Занимавшийся день осветил горизонт, и Кароль поднялся; он решил не спеша одеться и лишь потом разбудить своего спутника: он чувствовал такую слабость, что ему несколько раз приходилось останавливаться и присаживаться на кровать. Проснувшись, Сальватор заметил, что щеки у князя горят, а по телу пробегает судорожная дрожь, и спросил друга, не болен ли он, но Кароль ответил, что он здоров, ибо твердо решил во что бы то ни стало уехать. Когда они выходили из комнаты, снизу донесся шум. В доме уже встали. Молодым людям надо было пройти через нижний этаж, чтобы попасть в сад, а оттуда на берег озера, где они рассчитывали найти какую-нибудь рыбачью лодку. На пороге дома они столкнулись лицом к лицу с Лукрецией.

– Куда это вы так спешите? – спросила она, протягивая руку своим гостям. – В мой экипаж уже закладывают лошадей, и Челио, который прекрасно правит, безумно счастлив, что вместо кучера сам повезет вас в Изео. Я не хочу, чтобы вы в столь ранний час переправлялись через озеро, утренний туман еще не рассеялся, он может сильно повредить, разумеется, не тебе, Сальватор, а твоему другу, который не совсем здоров. Нет! Вы и в самом деле нездоровы, господин фон Росвальд! – прибавила она, вновь беря руку Кароля и удерживая ее в своих руках, как нежная мать. – Меня только что поразило, какая у вас горячая рука, боюсь, у вас жар. Ночи и утра у нас тут холодные, вернитесь, вернитесь, я так хочу! Выпейте шоколаду, а тем временем экипаж будет готов, вы тепло укутаетесь и попадете в Изео с первыми лучами солнца, которые рассеют вредный туман над озером.

– Стало быть, любезная сирена, ваше зеркало и впрямь дурно влияет на людей? – спросил Сальватор, охотно возвращаясь в дом. – Мой друг еще вчера утверждал это, а я ему не верил.

– Если ты, любезный Улисс{14}, именуешь моим зеркалом здешнее озеро, – смеясь сказала Лукреция, – то я отвечу, что оно походит на все остальные озера: тот, кто не родился на его берегах, должен тут немного остерегаться. Однако не нравится мне, что эта рука так пылает, – прибавила она, нащупывая пульс Кароля. – До чего же она у вас маленькая, просто женская ручка… Che manina![4] – прибавила она простодушно, поворачиваясь к Сальватору. – Твой друг нездоров, обрати на это внимание! Уж я-то в таких вещах разбираюсь, у моих детей никогда не было иного врача, кроме меня самой.
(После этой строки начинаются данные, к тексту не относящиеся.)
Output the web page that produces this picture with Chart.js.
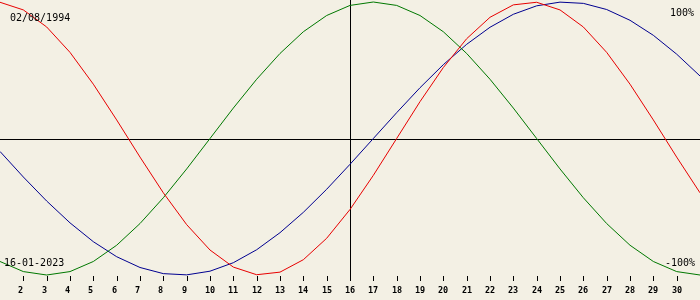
<!DOCTYPE html>
<html>
<head>
<meta charset="utf-8">
<script src="https://cdn.jsdelivr.net/npm/chart.js@4.4.1/dist/chart.umd.min.js"></script>
<style>
  html, body { margin: 0; padding: 0; background: #f3f0e4; }
  #wrap { width: 700px; height: 300px; position: relative; }
</style>
</head>
<body>
<div id="wrap"><canvas id="c"></canvas></div>
<script>
const days = [1,2,3,4,5,6,7,8,9,10,11,12,13,14,15,16,17,18,19,20,21,22,23,24,25,26,27,28,29,30,31];
const physical = [0.998,0.942,0.817,0.631,0.398,0.136,-0.136,-0.398,-0.631,-0.817,-0.942,-0.998,-0.979,-0.888,-0.731,-0.520,-0.270,0.000,0.270,0.520,0.731,0.888,0.979,0.998,0.942,0.817,0.631,0.398,0.136,-0.136,-0.398];
const emotional = [-0.901,-0.975,-1.000,-0.975,-0.901,-0.782,-0.623,-0.434,-0.223,0.000,0.223,0.434,0.623,0.782,0.901,0.975,1.000,0.975,0.901,0.782,0.623,0.434,0.223,0.000,-0.223,-0.434,-0.623,-0.782,-0.901,-0.975,-1.000];
const intellectual = [-0.095,-0.282,-0.458,-0.618,-0.756,-0.866,-0.945,-0.990,-0.999,-0.972,-0.910,-0.815,-0.690,-0.541,-0.372,-0.189,0.000,0.189,0.372,0.541,0.690,0.815,0.910,0.972,0.999,0.990,0.945,0.866,0.756,0.618,0.458];
const tickLabels = [2,3,4,5,6,7,8,9,10,11,12,13,14,15,16,17,18,19,20,21,22,23,24,25,26,27,28,29,30];
const currentDay = 16;
const birthDate = "02/08/1994";
const chartDate = "16-01-2023";
const topLabel = "100%";
const bottomLabel = "-100%";

const toPts = arr => days.map((d, i) => ({ x: d, y: arr[i] }));

const decor = {
  id: 'decor',
  beforeDraw(chart) {
    const ctx = chart.ctx;
    ctx.save();
    ctx.fillStyle = '#f3f0e4';
    ctx.fillRect(0, 0, chart.width, chart.height);
    ctx.restore();
  },
  beforeDatasetsDraw(chart) {
    const ctx = chart.ctx;
    const xs = chart.scales.x, ys = chart.scales.y;
    ctx.save();
    ctx.strokeStyle = '#000';
    ctx.lineWidth = 1;
    // zero line
    const y0 = Math.round(ys.getPixelForValue(0)) + 0.5;
    ctx.beginPath();
    ctx.moveTo(0, y0); ctx.lineTo(chart.width, y0);
    ctx.stroke();
    // current day line
    const xc = Math.round(xs.getPixelForValue(currentDay)) + 0.5;
    ctx.beginPath();
    ctx.moveTo(xc, 0); ctx.lineTo(xc, 281);
    ctx.stroke();
    // ticks and labels
    ctx.fillStyle = '#000';
    ctx.font = 'bold 8.5px "DejaVu Sans Mono"';
    ctx.textAlign = 'left';
    ctx.textBaseline = 'alphabetic';
    tickLabels.forEach(d => {
      const x = Math.round(xs.getPixelForValue(d)) + 0.5;
      ctx.beginPath();
      ctx.moveTo(x, 276); ctx.lineTo(x, 281);
      ctx.stroke();
      ctx.fillText(String(d), x - 5.5, 292.5);
    });
    ctx.restore();
  },
  afterDraw(chart) {
    const ctx = chart.ctx;
    ctx.save();
    ctx.fillStyle = '#000';
    ctx.font = '10px "DejaVu Sans Mono"';
    ctx.textBaseline = 'alphabetic';
    ctx.textAlign = 'left';
    ctx.fillText(birthDate, 10, 20.5);
    ctx.fillText(chartDate, 4, 266);
    ctx.textAlign = 'right';
    ctx.fillText(topLabel, 694, 16);
    ctx.fillText(bottomLabel, 695, 266);
    ctx.restore();
  }
};

new Chart(document.getElementById('c'), {
  type: 'line',
  data: {
    datasets: [
      { label: 'Physical', data: toPts(physical), borderColor: '#e80000', borderWidth: 1, pointRadius: 0, tension: 0, clip: false },
      { label: 'Emotional', data: toPts(emotional), borderColor: '#007800', borderWidth: 1, pointRadius: 0, tension: 0, clip: false },
      { label: 'Intellectual', data: toPts(intellectual), borderColor: '#000090', borderWidth: 1, pointRadius: 0, tension: 0, clip: false }
    ]
  },
  options: {
    responsive: true,
    maintainAspectRatio: false,
    animation: false,
    layout: { padding: { top: 2, bottom: 25, left: 0, right: 0 } },
    plugins: { legend: { display: false }, tooltip: { enabled: false } },
    scales: {
      x: { type: 'linear', min: 1, max: 31, display: false },
      y: { type: 'linear', min: -1, max: 1, display: false }
    }
  },
  plugins: [decor]
});
</script>
</body>
</html>
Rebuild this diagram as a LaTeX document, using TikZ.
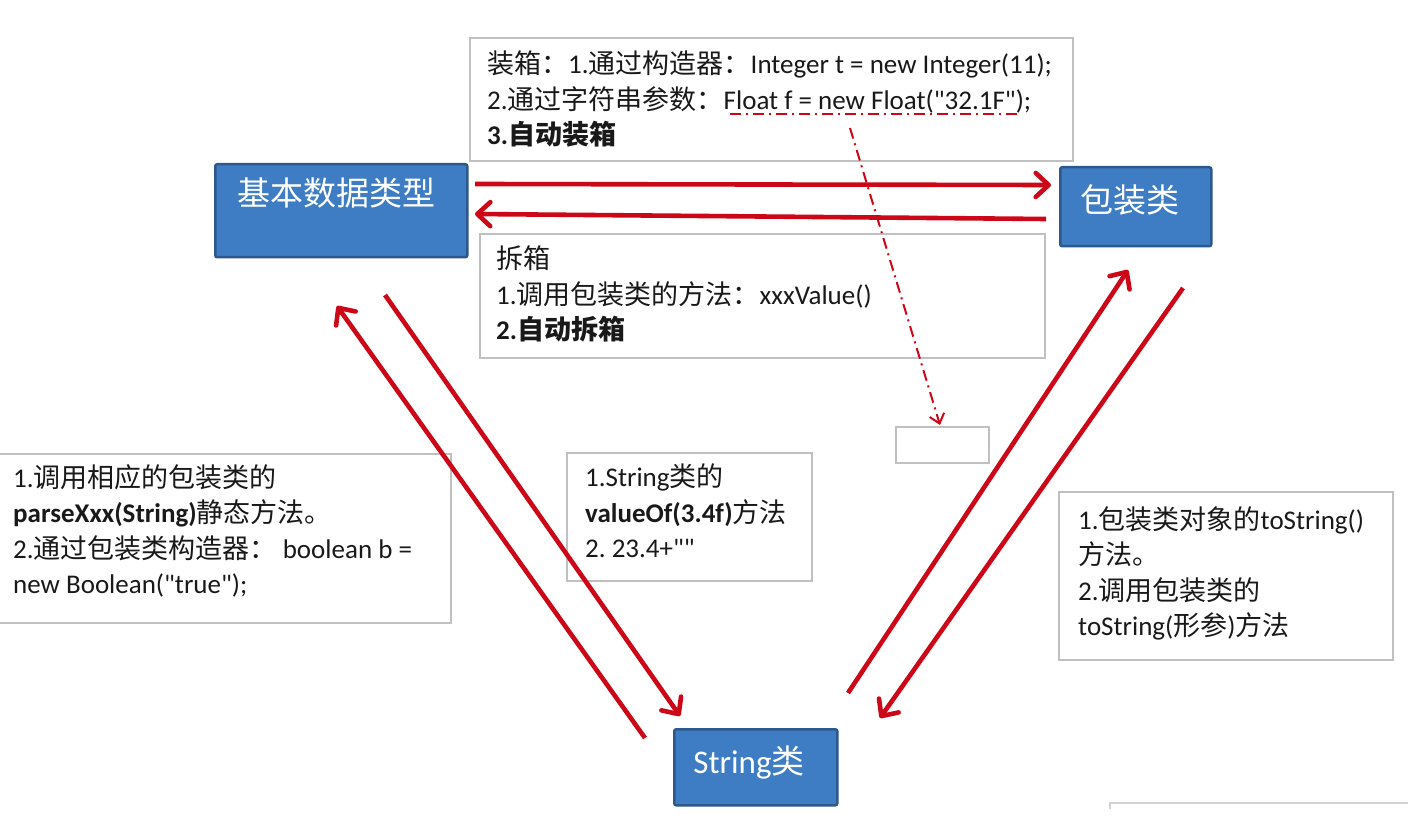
\documentclass[tikz,border=0pt]{standalone}
\usepackage{fontspec}
\setmainfont{Carlito}[Ligatures=TeXOff]
\newfontfamily\cjk{Noto Sans CJK SC}
\newcommand\zh[1]{{\cjk #1}}
\usetikzlibrary{arrows.meta}
\definecolor{boxblue}{RGB}{62,125,195}
\definecolor{boxblueline}{RGB}{44,88,140}
\definecolor{arrred}{RGB}{204,8,24}
\definecolor{graybox}{RGB}{192,192,192}
\definecolor{txt}{RGB}{25,25,25}
\tikzset{
  bluebox/.style={draw=boxblueline, line width=2.5pt, fill=boxblue, rounded corners=2pt},
  graybx/.style={draw=graybox, line width=1.8pt},
  bluetext/.style={text=white, inner sep=0pt, font=\fontsize{33}{36}\selectfont},
  bodytext/.style={text=txt, inner sep=0pt, anchor=north west, align=left, font=\fontsize{27}{35.5}\selectfont\frenchspacing},
  redarrow/.style={draw=arrred, line width=4.6pt, -{Straight Barb[length=13pt,width=24pt,line cap=round,line join=round]}},
  dasharrow/.style={draw=arrred, line width=2pt, dash pattern=on 11pt off 5pt on 2pt off 5pt, -{Straight Barb[length=9pt,width=15pt]}},
  dashline/.style={draw=arrred, line width=2pt, dash pattern=on 11pt off 5pt on 2pt off 5pt},
}
\begin{document}
\begin{tikzpicture}[x=1pt,y=-1pt]
\useasboundingbox (0,0) rectangle (1423,826);
\fill[white] (0,0) rectangle (1423,826);

% gray boxes
\draw[graybx] (470,38) rectangle (1073,161);
\draw[graybx] (480,234) rectangle (1045,358);
\draw[graybx] (-5,454) rectangle (451,623);
\draw[graybx] (567,453) rectangle (812,581);
\draw[graybx] (1059,492) rectangle (1393,660);
\draw[graybx] (896,427) rectangle (989,463);
\draw[draw=graybox!70, line width=1.8pt] (1110,809) -- (1110,803) -- (1408,803);

% blue boxes
\node[bluebox, minimum width=252pt, minimum height=93pt, anchor=north west] (basic) at (214,163) {};
\node[bluetext] (basict) at (336,193) {\zh{基本数据类型}};
\node[bluebox, minimum width=151pt, minimum height=79pt, anchor=north west] (wrap) at (1059,166) {};
\node[bluetext] (wrapt) at (1130,200) {\zh{包装类}};
\node[bluebox, minimum width=163pt, minimum height=76pt, anchor=north west] (str) at (673,728) {};
\node[bluetext] (strt) at (749,762) {String\zh{类}};

% texts
\node[bodytext] (boxing) at (487,51) {\zh{装箱：}1.\zh{通过构造器：}Integer t = new Integer(11);\\
2.\zh{通过字符串参数：}Float f = new Float("32.1F");\\
\textbf{3.\zh{自动装箱}}};
\node[bodytext] (unboxing) at (496,246) {\zh{拆箱}\\
1.\zh{调用包装类的方法：}xxxValue()\\
\textbf{2.\zh{自动拆箱}}};
\node[bodytext] (parse) at (13,464) {1.\zh{调用相应的包装类的}\\
\textbf{parseXxx(String)}\zh{静态方法。}\\
2.\zh{通过包装类构造器：} boolean b =\\
new Boolean("true");};
\node[bodytext] (valueof) at (585,464) {1.String\zh{类的}\\
\textbf{valueOf(3.4f)}\zh{方法}\\
2. 23.4+""};
\node[bodytext] (tostr) at (1078,506) {1.\zh{包装类对象的}toString()\\
\zh{方法。}\\
2.\zh{调用包装类的}\\
toString(\zh{形参})\zh{方法}};

% connector end points
\coordinate (a1s) at (475,184);
\coordinate (a1e) at (1051,185);
\coordinate (a2s) at (1046,219);
\coordinate (a2e) at (475,214);
\coordinate (a3s) at (645,738);
\coordinate (a3e) at (337,306);
\coordinate (a4s) at (385,295);
\coordinate (a4e) at (680,716);
\coordinate (a5s) at (848,693);
\coordinate (a5e) at (1128,270);
\coordinate (a6s) at (1183,288);
\coordinate (a6e) at (880,718);
\coordinate (u1) at (730,114);
\coordinate (u2) at (1020,114);
\coordinate (d1) at (850,128);
\coordinate (d2) at (940,425);

\draw[redarrow] (a1s) -- (a1e);
\draw[redarrow] (a2s) -- (a2e);
\draw[redarrow] (a3s) -- (a3e);
\draw[redarrow] (a4s) -- (a4e);
\draw[redarrow] (a5s) -- (a5e);
\draw[redarrow] (a6s) -- (a6e);
\draw[dashline] (u1) -- (u2);
\draw[dasharrow] (d1) -- (d2);
\end{tikzpicture}
\end{document}
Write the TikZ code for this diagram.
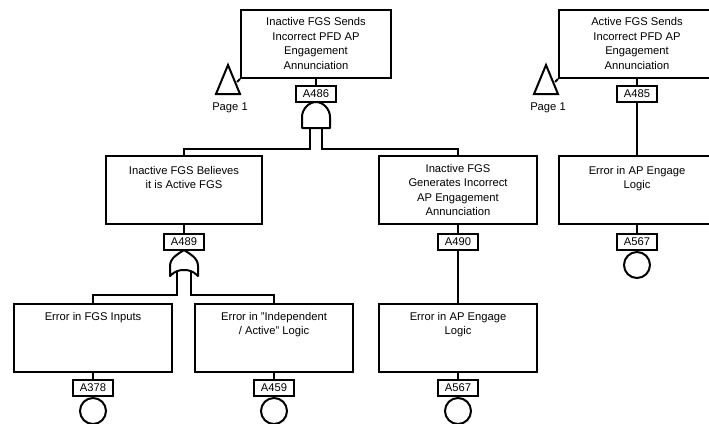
\documentclass[tikz,border=0pt]{standalone}
\usepackage{fontspec}
\setmainfont{Liberation Sans}
\begin{document}
\begin{tikzpicture}[x=1pt,y=-1pt,
  conn/.style={line width=2pt},
  evbox/.style={draw, line width=2pt, inner sep=0pt, minimum width=158pt, minimum height=68pt},
  evtext/.style={anchor=north, inner sep=0pt, align=center, font=\fontsize{11.2}{14.4}\selectfont},
  idbox/.style={draw, line width=2pt, inner sep=0pt, minimum width=40pt, minimum height=16pt, font=\fontsize{11.2}{13}\selectfont},
  basic/.style={draw, circle, line width=2pt, inner sep=0pt, minimum size=26pt},
  gatestyle/.style={draw, line width=2pt, line join=round},
  pagetxt/.style={inner sep=0pt, font=\fontsize{11.2}{13}\selectfont}
]
\useasboundingbox (0,0) rectangle (709,423);

% ---------- left tree ----------
\node[evbox, minimum width=150pt] (t1) at (316,44) {};
\node[evtext] (t1txt) at (316,17.5) {Inactive FGS Sends\\Incorrect PFD AP\\Engagement\\Annunciation};
\node[idbox] (a486) at (316,94) {A486};
\draw[conn] (t1.south) -- (a486.north);

% transfer triangle
\draw[conn, line join=miter] (228,65) -- (240,94) -- (216,94) -- cycle;
\draw[conn] (t1.south west) -- ++(-3,3);
\node[pagetxt] (p1) at (230,108) {Page 1};

% AND gate under A486
\draw[gatestyle] (302,128) -- (302,117) .. controls (302,109) and (309,102) .. (316,102) .. controls (323,102) and (330,109) .. (330,117) -- (330,128) -- cycle;
\coordinate (g1l) at (310,128);
\coordinate (g1r) at (322,128);

% level 2
\node[evbox, minimum width=156pt] (l2a) at (184,190) {};
\node[evtext] (l2atxt) at (184,166) {Inactive FGS Believes\\it is Active FGS};
\node[evbox] (l2b) at (458,190) {};
\node[evtext] (l2btxt) at (458,164) {Inactive FGS\\Generates Incorrect\\AP Engagement\\Annunciation};

\draw[conn] (g1l) -- ++(0,21) -| (l2a.north);
\draw[conn] (g1r) -- ++(0,21) -| (l2b.north);

\node[idbox] (a489) at (184,242) {A489};
\node[idbox] (a490) at (458,242) {A490};
\draw[conn] (l2a.south) -- (a489.north);
\draw[conn] (l2b.south) -- (a490.north);

% OR gate under A489
\draw[gatestyle] (170,276) -- (170,266) .. controls (170,258) and (178,254) .. (184,250) .. controls (190,254) and (198,258) .. (198,266) -- (198,276) .. controls (193,271) and (189,270) .. (184,270) .. controls (179,270) and (175,271) .. (170,276) -- cycle;
\coordinate (g2l) at (177,272);
\coordinate (g2r) at (191,272);

% level 3
\node[evbox] (l3a) at (93,338) {};
\node[evtext] (l3atxt) at (93,312) {Error in FGS Inputs};
\node[evbox] (l3b) at (274,338) {};
\node[evtext] (l3btxt) at (274,312) {Error in "Independent\\/ Active" Logic};
\node[evbox] (l3c) at (458,338) {};
\node[evtext] (l3ctxt) at (458,312) {Error in AP Engage\\Logic};

\draw[conn] (g2l) -- (177,295) -| (l3a.north);
\draw[conn] (g2r) -- (191,295) -| (l3b.north);
\draw[conn] (a490.south) -- (l3c.north);

\node[idbox] (a378) at (93,388) {A378};
\node[idbox] (a459) at (274,388) {A459};
\node[idbox] (a567b) at (458,388) {A567};
\draw[conn] (l3a.south) -- (a378.north);
\draw[conn] (l3b.south) -- (a459.north);
\draw[conn] (l3c.south) -- (a567b.north);

\node[basic] (c378) at (93,411) {};
\node[basic] (c459) at (274,411) {};
\node[basic] (c567b) at (458,411) {};

% ---------- right tree ----------
\node[evbox, minimum width=156pt] (t2) at (637,44) {};
\node[evtext] (t2txt) at (637,17.5) {Active FGS Sends\\Incorrect PFD AP\\Engagement\\Annunciation};
\node[idbox] (a485) at (637,94) {A485};
\draw[conn] (t2.south) -- (a485.north);

\draw[conn, line join=miter] (546,65) -- (558,94) -- (534,94) -- cycle;
\draw[conn] (t2.south west) -- ++(-3,3);
\node[pagetxt] (p2) at (548,108) {Page 1};

\node[evbox, minimum width=156pt] (l2r) at (637,190) {};
\node[evtext] (l2rtxt) at (637,166) {Error in AP Engage\\Logic};
\draw[conn] (a485.south) -- (l2r.north);

\node[idbox] (a567r) at (637,242) {A567};
\draw[conn] (l2r.south) -- (a567r.north);
\node[basic] (c567r) at (637,265) {};
\end{tikzpicture}
\end{document}
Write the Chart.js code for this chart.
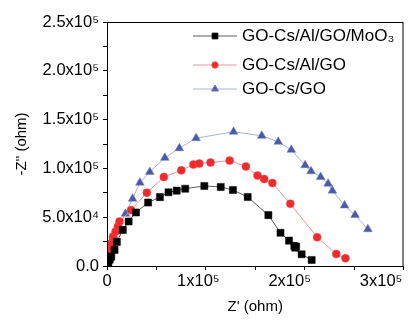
<!DOCTYPE html>
<html>
<head>
<meta charset="utf-8">
<script src="https://cdn.jsdelivr.net/npm/chart.js@4.4.1/dist/chart.umd.min.js"></script>
<style>
  html, body { margin: 0; padding: 0; background: #fff; }
  #wrap { width: 409px; height: 320px; }
</style>
</head>
<body>
<div id="wrap"><canvas id="nyquist" width="409" height="320"></canvas></div>
<script>
// values, in units of 1e4 ohm
const moo3X = [0.05, 0.15, 0.3, 0.47, 0.83, 1.08, 1.73, 2.37, 3.17, 4.5, 5.79, 6.73, 7.63, 8.56, 10.65, 12.45, 13.78, 15.4, 17.66, 18.99, 19.92, 20.5, 20.7, 20.6, 21.3, 22.4];
const moo3Y = [0.1, 0.35, 0.65, 0.96, 1.65, 2.47, 3.7, 4.56, 5.49, 6.5, 7.06, 7.55, 7.72, 7.92, 8.2, 8.1, 7.79, 7.07, 5.21, 3.4, 2.6, 2.06, 1.99, 1.88, 1.2, 0.62];

const alGoX = [0.1, 0.2, 0.35, 0.5, 0.65, 0.94, 1.19, 1.37, 2.63, 4.36, 6.22, 8.13, 9.46, 10.1, 11.33, 13.42, 15.2, 16.47, 17.2, 18.1, 20.06, 23.0, 25.1, 26.1];
const alGoY = [0.3, 0.9, 1.6, 2.3, 3.0, 3.53, 4.04, 4.56, 5.73, 7.51, 9.12, 9.8, 10.39, 10.49, 10.6, 10.8, 10.2, 9.26, 8.92, 8.5, 6.38, 2.95, 1.23, 0.79];

const csGoX = [0.05, 0.1, 0.15, 0.2, 0.3, 0.4, 0.5, 0.6, 0.75, 0.9, 1.26, 2.02, 2.8, 3.6, 4.68, 6.33, 7.92, 9.75, 13.85, 16.94, 18.74, 20.17, 21.68, 22.33, 23.38, 24.2, 24.67, 26.0, 27.15, 28.55];
const csGoY = [0.2, 0.6, 1.0, 1.4, 1.8, 2.2, 2.5, 2.8, 3.1, 3.5, 4.1, 5.35, 6.89, 8.54, 9.64, 11.08, 12.07, 13.1, 13.75, 13.34, 12.73, 11.9, 10.32, 9.7, 9.12, 8.44, 7.72, 6.2, 5.22, 3.77];

const seriesNames = ["GO-Cs/Al/GO/MoO\u2083", "GO-Cs/Al/GO", "GO-Cs/GO"];
const xTickValues = [0, 1e5, 2e5, 3e5];
const xTickLabels = ["0", "1x10\u2075", "2x10\u2075", "3x10\u2075"];
const yTickLabels = ["0.0", "5.0x10\u2074", "1.0x10\u2075", "1.5x10\u2075", "2.0x10\u2075", "2.5x10\u2075"];

const FONT = "'Liberation Sans', Arial, sans-serif";

function pts(xs, ys) {
  return xs.map((x, i) => ({ x: x * 1e4, y: ys[i] * 1e4 }));
}

// only every second minor tick gets a label
function majorLabel(labels, step) {
  return v => {
    const k = Math.round(v / step);
    return k % 2 === 0 ? (labels[k / 2] || "") : "";
  };
}

// x labels drawn by hand: chart.js shrinks the plot for the last label otherwise
const xLabels = {
  id: "xLabels",
  afterDraw(chart) {
    const ctx = chart.ctx;
    const xs = chart.scales.x;
    ctx.save();
    ctx.fillStyle = "#000";
    ctx.font = "16.5px " + FONT;
    ctx.textAlign = "center";
    ctx.textBaseline = "top";
    xTickValues.forEach((v, i) => {
      ctx.fillText(xTickLabels[i], xs.getPixelForValue(v), chart.chartArea.bottom + 7);
    });
    ctx.restore();
  }
};

// legend drawn inside the plot, top right
const insideLegend = {
  id: "insideLegend",
  afterDatasetsDraw(chart) {
    const ctx = chart.ctx;
    const rows = [36, 65, 89];
    ctx.save();
    chart.data.datasets.forEach((ds, i) => {
      const y = rows[i];
      ctx.strokeStyle = ds.borderColor;
      ctx.lineWidth = 1;
      ctx.beginPath();
      ctx.moveTo(193, y);
      ctx.lineTo(237, y);
      ctx.stroke();
      ctx.fillStyle = ds.pointBackgroundColor;
      ctx.strokeStyle = ds.pointBorderColor;
      Chart.helpers.drawPoint(ctx, {
        pointStyle: ds.pointStyle,
        radius: ds.pointRadius * 0.8,
        borderWidth: 0.5
      }, 215, y);
      ctx.fillStyle = "#000";
      ctx.font = "17px " + FONT;
      ctx.textBaseline = "middle";
      ctx.textAlign = "left";
      ctx.fillText(ds.label, 242, y);
    });
    ctx.restore();
  }
};

// box round the plot area
const frame = {
  id: "frame",
  afterDraw(chart) {
    const a = chart.chartArea;
    const ctx = chart.ctx;
    ctx.save();
    ctx.strokeStyle = "#000";
    ctx.lineWidth = 1;
    ctx.strokeRect(a.left + 0.5, a.top + 0.5, a.right - a.left - 1, a.bottom - a.top);
    ctx.restore();
  }
};

new Chart(document.getElementById("nyquist").getContext("2d"), {
  type: "scatter",
  data: {
    datasets: [
      {
        label: seriesNames[0],
        data: pts(moo3X, moo3Y),
        showLine: true,
        borderColor: "#5a5a5a",
        borderWidth: 1,
        pointStyle: "rect",
        pointRadius: 5,
        pointBackgroundColor: "#000",
        pointBorderColor: "#000",
        pointBorderWidth: 0.5
      },
      {
        label: seriesNames[1],
        data: pts(alGoX, alGoY),
        showLine: true,
        borderColor: "#f49494",
        borderWidth: 1,
        pointStyle: "circle",
        pointRadius: 4,
        pointBackgroundColor: "#ee2a2a",
        pointBorderColor: "#f05050",
        pointBorderWidth: 0.5
      },
      {
        label: seriesNames[2],
        data: pts(csGoX, csGoY),
        showLine: true,
        borderColor: "#a9b1dc",
        borderWidth: 1,
        pointStyle: "triangle",
        pointRadius: 5,
        pointBackgroundColor: "#4a5aa8",
        pointBorderColor: "#6b79bb",
        pointBorderWidth: 0.5
      }
    ]
  },
  options: {
    responsive: false,
    animation: false,
    layout: { padding: { top: 22, right: -3.5, left: 0, bottom: 0 } },
    plugins: {
      legend: { display: false },
      tooltip: { enabled: false }
    },
    scales: {
      x: {
        type: "linear",
        min: 0,
        max: 3.245e5,
        afterFit: s => {
          s.height = 54;
          s.paddingLeft = 0;
          s.paddingRight = 0;
        },
        border: { display: true, color: "#000", width: 1 },
        grid: { drawOnChartArea: false, tickLength: 4, color: "#000" },
        ticks: {
          stepSize: 5e4,
          includeBounds: false,
          autoSkip: false,
          maxRotation: 0,
          callback: () => ""
        },
        title: {
          display: true,
          text: "Z' (ohm)",
          color: "#000",
          font: { family: FONT, size: 15 },
          padding: { top: 0, bottom: 4 }
        }
      },
      y: {
        type: "linear",
        min: 0,
        max: 2.5e5,
        afterFit: s => {
          s.width = 107;
        },
        border: { display: true, color: "#000", width: 1 },
        grid: { drawOnChartArea: false, tickLength: 4, color: "#000" },
        ticks: {
          stepSize: 2.5e4,
          autoSkip: false,
          padding: 4,
          color: "#000",
          font: { family: FONT, size: 16.5 },
          callback: majorLabel(yTickLabels, 2.5e4)
        },
        title: {
          display: true,
          text: "-Z'' (ohm)",
          color: "#000",
          font: { family: FONT, size: 15 },
          padding: { top: 13, bottom: 0 }
        }
      }
    }
  },
  plugins: [frame, insideLegend, xLabels]
});
</script>
</body>
</html>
Сальватор в свою очередь хотел было пощупать пульс у князя, но у того эта забота вызвала только раздражение, он резко выдернул из рук графа свою кисть, которую прежде с трепетом оставлял в ладонях Флориани.

– Прошу тебя, мой славный Сальватор, – сказал он, – не старайся убедить меня в том, что я болен, и не напоминай слишком часто, что я никогда не бываю вполне здоров. Я дурно спал, слегка возбужден, вот и все. Как только мы тронемся в путь, я тут же приду в себя. Синьора слишком добра, – прибавил он сквозь зубы и так сухо, как будто хотел сказать: «Я буду вам премного обязан, если вы позволите мне уехать отсюда как можно скорее».